**RECORDS PROVIDED:**
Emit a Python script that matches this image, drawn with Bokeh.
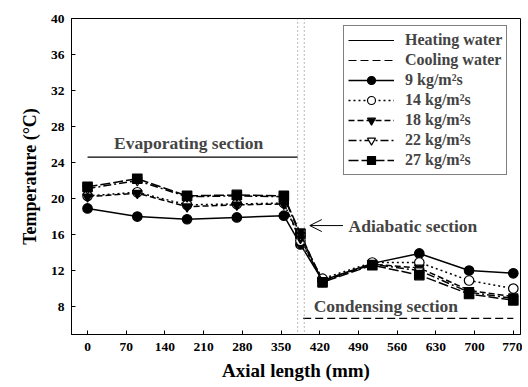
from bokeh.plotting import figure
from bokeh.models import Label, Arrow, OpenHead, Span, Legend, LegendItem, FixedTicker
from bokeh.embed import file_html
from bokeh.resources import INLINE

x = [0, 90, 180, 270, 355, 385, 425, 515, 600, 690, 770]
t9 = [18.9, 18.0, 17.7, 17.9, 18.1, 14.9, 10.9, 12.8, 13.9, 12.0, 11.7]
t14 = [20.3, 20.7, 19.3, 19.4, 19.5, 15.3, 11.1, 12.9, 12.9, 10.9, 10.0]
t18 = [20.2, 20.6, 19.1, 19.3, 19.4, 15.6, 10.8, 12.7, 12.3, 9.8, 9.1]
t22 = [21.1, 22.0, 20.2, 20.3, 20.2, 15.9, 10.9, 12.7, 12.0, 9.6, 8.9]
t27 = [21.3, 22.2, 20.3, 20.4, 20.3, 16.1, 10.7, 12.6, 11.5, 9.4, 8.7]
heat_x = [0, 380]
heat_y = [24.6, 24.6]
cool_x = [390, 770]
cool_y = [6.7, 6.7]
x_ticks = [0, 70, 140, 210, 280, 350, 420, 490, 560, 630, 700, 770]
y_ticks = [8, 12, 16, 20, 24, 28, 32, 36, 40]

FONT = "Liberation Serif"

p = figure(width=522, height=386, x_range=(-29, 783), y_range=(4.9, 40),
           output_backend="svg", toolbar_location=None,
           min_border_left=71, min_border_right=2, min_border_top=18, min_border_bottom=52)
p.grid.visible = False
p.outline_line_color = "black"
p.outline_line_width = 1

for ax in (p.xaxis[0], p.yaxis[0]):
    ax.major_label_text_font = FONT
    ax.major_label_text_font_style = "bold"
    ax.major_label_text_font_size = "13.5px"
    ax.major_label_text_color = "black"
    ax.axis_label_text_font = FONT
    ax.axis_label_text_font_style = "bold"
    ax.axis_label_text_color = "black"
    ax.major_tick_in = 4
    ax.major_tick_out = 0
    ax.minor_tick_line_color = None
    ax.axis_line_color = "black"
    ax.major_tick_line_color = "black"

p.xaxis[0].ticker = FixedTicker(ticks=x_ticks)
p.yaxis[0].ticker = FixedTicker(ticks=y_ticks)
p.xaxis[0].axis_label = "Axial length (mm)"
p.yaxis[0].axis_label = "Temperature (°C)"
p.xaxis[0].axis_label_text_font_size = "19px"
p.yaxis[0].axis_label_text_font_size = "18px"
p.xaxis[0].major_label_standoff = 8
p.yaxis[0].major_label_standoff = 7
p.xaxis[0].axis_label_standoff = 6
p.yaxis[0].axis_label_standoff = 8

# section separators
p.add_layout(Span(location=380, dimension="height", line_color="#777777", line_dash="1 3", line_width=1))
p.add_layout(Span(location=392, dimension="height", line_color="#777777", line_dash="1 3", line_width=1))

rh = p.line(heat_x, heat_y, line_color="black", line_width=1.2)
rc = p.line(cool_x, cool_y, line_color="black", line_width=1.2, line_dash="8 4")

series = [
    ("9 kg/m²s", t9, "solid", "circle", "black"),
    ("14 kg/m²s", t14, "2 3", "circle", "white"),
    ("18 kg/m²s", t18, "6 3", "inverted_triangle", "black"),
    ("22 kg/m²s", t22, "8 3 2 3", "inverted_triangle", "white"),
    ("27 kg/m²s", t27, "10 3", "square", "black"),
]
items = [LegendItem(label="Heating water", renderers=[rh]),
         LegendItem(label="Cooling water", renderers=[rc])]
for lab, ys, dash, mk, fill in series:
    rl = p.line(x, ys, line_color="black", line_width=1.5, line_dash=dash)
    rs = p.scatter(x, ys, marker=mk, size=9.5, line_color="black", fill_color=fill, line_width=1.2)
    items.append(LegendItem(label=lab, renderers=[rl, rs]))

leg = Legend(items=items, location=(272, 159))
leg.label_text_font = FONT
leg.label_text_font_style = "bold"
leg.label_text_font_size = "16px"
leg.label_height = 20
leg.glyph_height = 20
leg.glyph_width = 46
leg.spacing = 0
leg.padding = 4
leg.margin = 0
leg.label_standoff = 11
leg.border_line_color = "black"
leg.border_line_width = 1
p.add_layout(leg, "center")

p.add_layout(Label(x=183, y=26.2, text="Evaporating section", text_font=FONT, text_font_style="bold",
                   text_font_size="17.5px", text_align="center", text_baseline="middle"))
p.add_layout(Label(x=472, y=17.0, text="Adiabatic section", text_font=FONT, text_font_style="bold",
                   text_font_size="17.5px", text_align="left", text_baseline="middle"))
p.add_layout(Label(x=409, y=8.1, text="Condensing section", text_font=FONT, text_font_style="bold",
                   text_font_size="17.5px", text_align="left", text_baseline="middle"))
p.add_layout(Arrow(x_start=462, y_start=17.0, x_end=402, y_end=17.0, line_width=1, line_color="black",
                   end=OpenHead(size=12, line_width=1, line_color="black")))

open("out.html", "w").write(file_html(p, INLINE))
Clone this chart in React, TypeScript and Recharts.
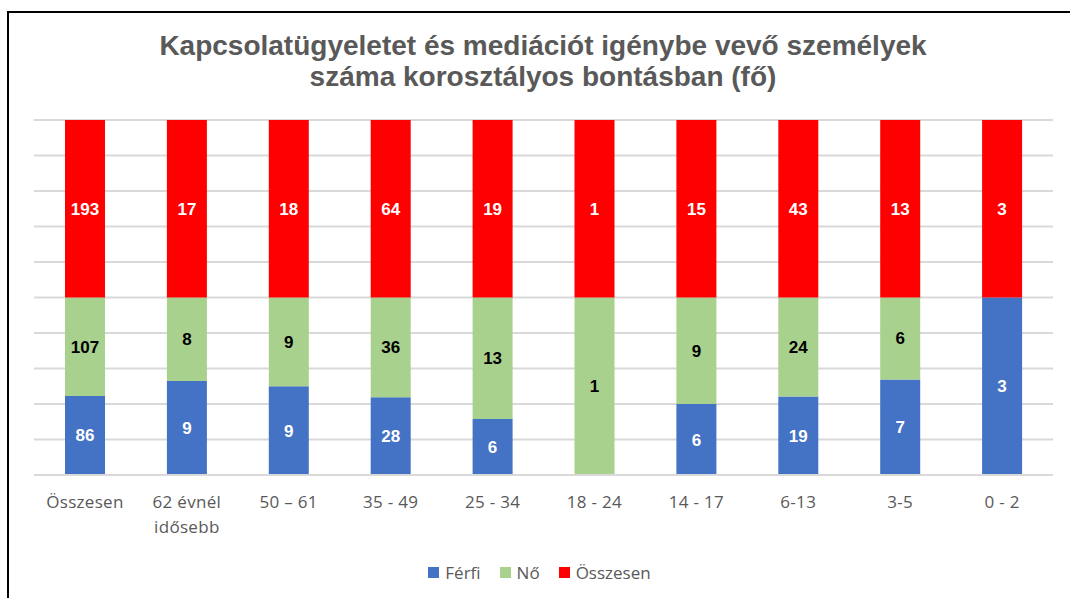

**YOUR GOAL:**
From the entries above, output every line exactly and omit any image.

**SOLUTION TO THE PROBLEM:**
Emit a Python script that matches this image, drawn with Bokeh.
from bokeh.plotting import figure
from bokeh.models import Label, Arrow, OpenHead, Span, Legend, LegendItem, FixedTicker
from bokeh.embed import file_html
from bokeh.resources import INLINE

x = [0, 90, 180, 270, 355, 385, 425, 515, 600, 690, 770]
t9 = [18.9, 18.0, 17.7, 17.9, 18.1, 14.9, 10.9, 12.8, 13.9, 12.0, 11.7]
t14 = [20.3, 20.7, 19.3, 19.4, 19.5, 15.3, 11.1, 12.9, 12.9, 10.9, 10.0]
t18 = [20.2, 20.6, 19.1, 19.3, 19.4, 15.6, 10.8, 12.7, 12.3, 9.8, 9.1]
t22 = [21.1, 22.0, 20.2, 20.3, 20.2, 15.9, 10.9, 12.7, 12.0, 9.6, 8.9]
t27 = [21.3, 22.2, 20.3, 20.4, 20.3, 16.1, 10.7, 12.6, 11.5, 9.4, 8.7]
heat_x = [0, 380]
heat_y = [24.6, 24.6]
cool_x = [390, 770]
cool_y = [6.7, 6.7]
x_ticks = [0, 70, 140, 210, 280, 350, 420, 490, 560, 630, 700, 770]
y_ticks = [8, 12, 16, 20, 24, 28, 32, 36, 40]

FONT = "Liberation Serif"

p = figure(width=522, height=386, x_range=(-29, 783), y_range=(4.9, 40),
           output_backend="svg", toolbar_location=None,
           min_border_left=71, min_border_right=2, min_border_top=18, min_border_bottom=52)
p.grid.visible = False
p.outline_line_color = "black"
p.outline_line_width = 1

for ax in (p.xaxis[0], p.yaxis[0]):
    ax.major_label_text_font = FONT
    ax.major_label_text_font_style = "bold"
    ax.major_label_text_font_size = "13.5px"
    ax.major_label_text_color = "black"
    ax.axis_label_text_font = FONT
    ax.axis_label_text_font_style = "bold"
    ax.axis_label_text_color = "black"
    ax.major_tick_in = 4
    ax.major_tick_out = 0
    ax.minor_tick_line_color = None
    ax.axis_line_color = "black"
    ax.major_tick_line_color = "black"

p.xaxis[0].ticker = FixedTicker(ticks=x_ticks)
p.yaxis[0].ticker = FixedTicker(ticks=y_ticks)
p.xaxis[0].axis_label = "Axial length (mm)"
p.yaxis[0].axis_label = "Temperature (°C)"
p.xaxis[0].axis_label_text_font_size = "19px"
p.yaxis[0].axis_label_text_font_size = "18px"
p.xaxis[0].major_label_standoff = 8
p.yaxis[0].major_label_standoff = 7
p.xaxis[0].axis_label_standoff = 6
p.yaxis[0].axis_label_standoff = 8

# section separators
p.add_layout(Span(location=380, dimension="height", line_color="#777777", line_dash="1 3", line_width=1))
p.add_layout(Span(location=392, dimension="height", line_color="#777777", line_dash="1 3", line_width=1))

rh = p.line(heat_x, heat_y, line_color="black", line_width=1.2)
rc = p.line(cool_x, cool_y, line_color="black", line_width=1.2, line_dash="8 4")

series = [
    ("9 kg/m²s", t9, "solid", "circle", "black"),
    ("14 kg/m²s", t14, "2 3", "circle", "white"),
    ("18 kg/m²s", t18, "6 3", "inverted_triangle", "black"),
    ("22 kg/m²s", t22, "8 3 2 3", "inverted_triangle", "white"),
    ("27 kg/m²s", t27, "10 3", "square", "black"),
]
items = [LegendItem(label="Heating water", renderers=[rh]),
         LegendItem(label="Cooling water", renderers=[rc])]
for lab, ys, dash, mk, fill in series:
    rl = p.line(x, ys, line_color="black", line_width=1.5, line_dash=dash)
    rs = p.scatter(x, ys, marker=mk, size=9.5, line_color="black", fill_color=fill, line_width=1.2)
    items.append(LegendItem(label=lab, renderers=[rl, rs]))

leg = Legend(items=items, location=(272, 159))
leg.label_text_font = FONT
leg.label_text_font_style = "bold"
leg.label_text_font_size = "16px"
leg.label_height = 20
leg.glyph_height = 20
leg.glyph_width = 46
leg.spacing = 0
leg.padding = 4
leg.margin = 0
leg.label_standoff = 11
leg.border_line_color = "black"
leg.border_line_width = 1
p.add_layout(leg, "center")

p.add_layout(Label(x=183, y=26.2, text="Evaporating section", text_font=FONT, text_font_style="bold",
                   text_font_size="17.5px", text_align="center", text_baseline="middle"))
p.add_layout(Label(x=472, y=17.0, text="Adiabatic section", text_font=FONT, text_font_style="bold",
                   text_font_size="17.5px", text_align="left", text_baseline="middle"))
p.add_layout(Label(x=409, y=8.1, text="Condensing section", text_font=FONT, text_font_style="bold",
                   text_font_size="17.5px", text_align="left", text_baseline="middle"))
p.add_layout(Arrow(x_start=462, y_start=17.0, x_end=402, y_end=17.0, line_width=1, line_color="black",
                   end=OpenHead(size=12, line_width=1, line_color="black")))

open("out.html", "w").write(file_html(p, INLINE))
Clone this chart in React, TypeScript and Recharts.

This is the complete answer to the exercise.